Les Allemands ont tiré de leur expérience nationale une conclusion qu’ils appliquent à l’Europe : on ne peut pas construire une fédération dont tous les membres sont solidaires les uns des autres sans un minimum de discipline budgétaire. Dit autrement : on ne peut pas demander aux Allemands de payer pour aider les Grecs à se sortir de leurs difficultés si ceux-ci ne font pas de réels efforts pour respecter des règles communes. Or, cette discipline n’existait pas en Europe. Et toute leur politique n’a d’autre objectif que de l’introduire. S’ils le font avec brutalité c’est peut-être qu’ils sont maladroits, mais c’est aussi qu’ils savent que s’ils cèdent en cette période de crise ils n’auront plus aucune chance d’imposer cette discipline. Et que le développement de l’Europe en sera durablement fragilisé.

L’Europe est d’ores et déjà une fédération
On le voit, on est bien loin des discussions sur la bonne et la mauvaise dette à la mode, tout le monde est d’accord pour dire que ce n’est pas la même chose de s’endetter pour investir et de s’endetter pour payer les dépenses courantes. Mais il s’agit moins de cela que de la construction de l’Europe et de la vision qu’on en a.

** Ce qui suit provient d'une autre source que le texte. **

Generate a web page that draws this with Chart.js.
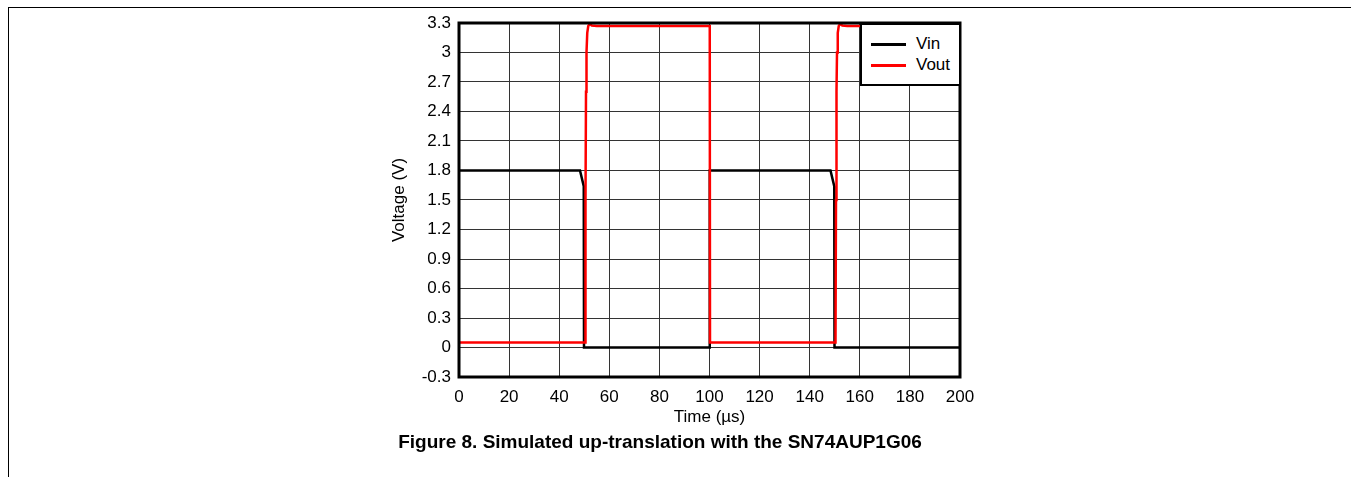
<!DOCTYPE html>
<html>
<head>
<meta charset="utf-8">
<script src="https://cdn.jsdelivr.net/npm/chart.js@4.4.1/dist/chart.umd.min.js"></script>
<style>
  html, body { margin: 0; padding: 0; background: #fff; }
  body { width: 1351px; height: 477px; position: relative; overflow: hidden; font-family: "Liberation Sans", Arial, sans-serif; }
  #frame { position: absolute; left: 8px; top: 7px; right: -4px; bottom: -4px; border-left: 1.5px solid #000; border-top: 1.5px solid #000; }
  #wrap { position: absolute; left: 0; top: 0; width: 1351px; height: 477px; }
  #legend { position: absolute; left: 860px; top: 23px; width: 97px; height: 59px; border: 2px solid #000; background: #fff; }
  .item { position: absolute; left: 9px; font-size: 17px; line-height: 20px; color: #000; }
  .item span.swatch { display: inline-block; width: 35px; height: 2.5px; vertical-align: middle; margin-right: 10px; }
  #caption { position: absolute; left: 0; width: 1320px; top: 431px; text-align: center; font-weight: bold; font-size: 19px; color: #000; }
</style>
</head>
<body>
<div id="frame"></div>
<div id="wrap"><canvas id="chart" width="1351" height="477"></canvas></div>
<div id="legend"></div>
<div id="caption">Figure 8. Simulated up-translation with the SN74AUP1G06</div>
<script>
// Data
const vinTime  = [0, 48.3, 49.8, 49.9, 100, 100.1, 148.3, 149.8, 149.9, 200];
const vinVolt  = [1.8, 1.8, 1.64, 0, 0, 1.8, 1.8, 1.64, 0, 0];

const voutTime = [0, 50.3, 50.5, 50.7, 50.9, 51.2, 51.6, 52.2, 53, 55, 100.1, 100.2,
                  150.3, 150.5, 150.7, 150.9, 151.2, 151.6, 152.2, 153, 155, 200];
const voutVolt = [0.05, 0.05, 1.5, 2.6, 3.0, 3.2, 3.27, 3.29, 3.275, 3.27, 3.27, 0.05,
                  0.05, 1.5, 2.6, 3.0, 3.2, 3.27, 3.29, 3.275, 3.27, 3.27];

const xTicks = [0, 20, 40, 60, 80, 100, 120, 140, 160, 180, 200];
const yTicks = [-0.3, 0, 0.3, 0.6, 0.9, 1.2, 1.5, 1.8, 2.1, 2.4, 2.7, 3, 3.3];

const toPoints = (xs, ys) => xs.map((x, i) => ({ x: x, y: ys[i] }));

// Thick box around the plot area
const plotBorder = {
  id: "plotBorder",
  afterDatasetsDraw(chart) {
    const { ctx, chartArea: a } = chart;
    ctx.save();
    ctx.strokeStyle = "#000";
    ctx.lineWidth = 3;
    ctx.strokeRect(a.left, a.top, a.right - a.left, a.bottom - a.top);
    ctx.restore();
  }
};

const font = { family: "'Liberation Sans', Arial, sans-serif", size: 17 };

const chart = new Chart(document.getElementById("chart"), {
  type: "line",
  data: {
    datasets: [
      { label: "Vin", data: toPoints(vinTime, vinVolt), borderColor: "#000", borderWidth: 2.5, order: 1 },
      { label: "Vout", data: toPoints(voutTime, voutVolt), borderColor: "#ff0000", borderWidth: 2.5, order: 0 }
    ]
  },
  options: {
    responsive: false,
    animation: false,
    events: [],
    layout: { padding: { left: 389, right: 391, top: 23, bottom: 49 } },
    elements: { point: { radius: 0 }, line: { tension: 0, fill: false } },
    plugins: { legend: { display: false }, tooltip: { enabled: false } },
    scales: {
      x: {
        type: "linear", min: 0, max: 200,
        afterBuildTicks: s => { s.ticks = xTicks.map(v => ({ value: v })); },
        afterFit: s => { s.height = 51; },
        ticks: { color: "#000", font: font, padding: 10, maxRotation: 0 },
        grid: { color: "#333", lineWidth: 1, drawTicks: false },
        border: { display: false },
        title: { display: true, text: "Time (µs)", color: "#000", font: font, padding: { top: 0, bottom: 0 } }
      },
      y: {
        type: "linear", min: -0.3, max: 3.3,
        afterBuildTicks: s => { s.ticks = yTicks.map(v => ({ value: v })); },
        afterFit: s => { s.width = 70; },
        ticks: { color: "#000", font: font, padding: 8, callback: v => String(Number(v.toFixed(1))) },
        grid: { color: "#333", lineWidth: 1, drawTicks: false },
        border: { display: false },
        title: { display: true, text: "Voltage (V)", color: "#000", font: font, padding: { top: 0, bottom: 0 } }
      }
    }
  },
  plugins: [plotBorder]
});

// Legend built from the datasets
const legend = document.getElementById("legend");
chart.data.datasets.forEach((ds, i) => {
  const el = document.createElement("div");
  el.className = "item";
  el.style.top = (9 + i * 21) + "px";
  el.innerHTML = '<span class="swatch" style="background:' + ds.borderColor + '"></span>' + ds.label;
  legend.appendChild(el);
});
</script>
</body>
</html>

Les Français même les plus européens restent attachés à l’idée d’un Etat nation qui décide librement de son sort ; pour les Allemands, l’Europe est déjà une fédération qui fonctionne sur un modèle qu’ils comprennent en s’appuyant de leur expérience d’une République fédérale. Et ils ont raison. L’Europe avec sa distribution des pouvoirs entre des institutions supranationales indépendantes (banque centrale, cour de justice européenne), des centres de pouvoir européens, commission, parlement européen, des Etats et des régions est bien une fédération avec ses avantages et ses contraintes.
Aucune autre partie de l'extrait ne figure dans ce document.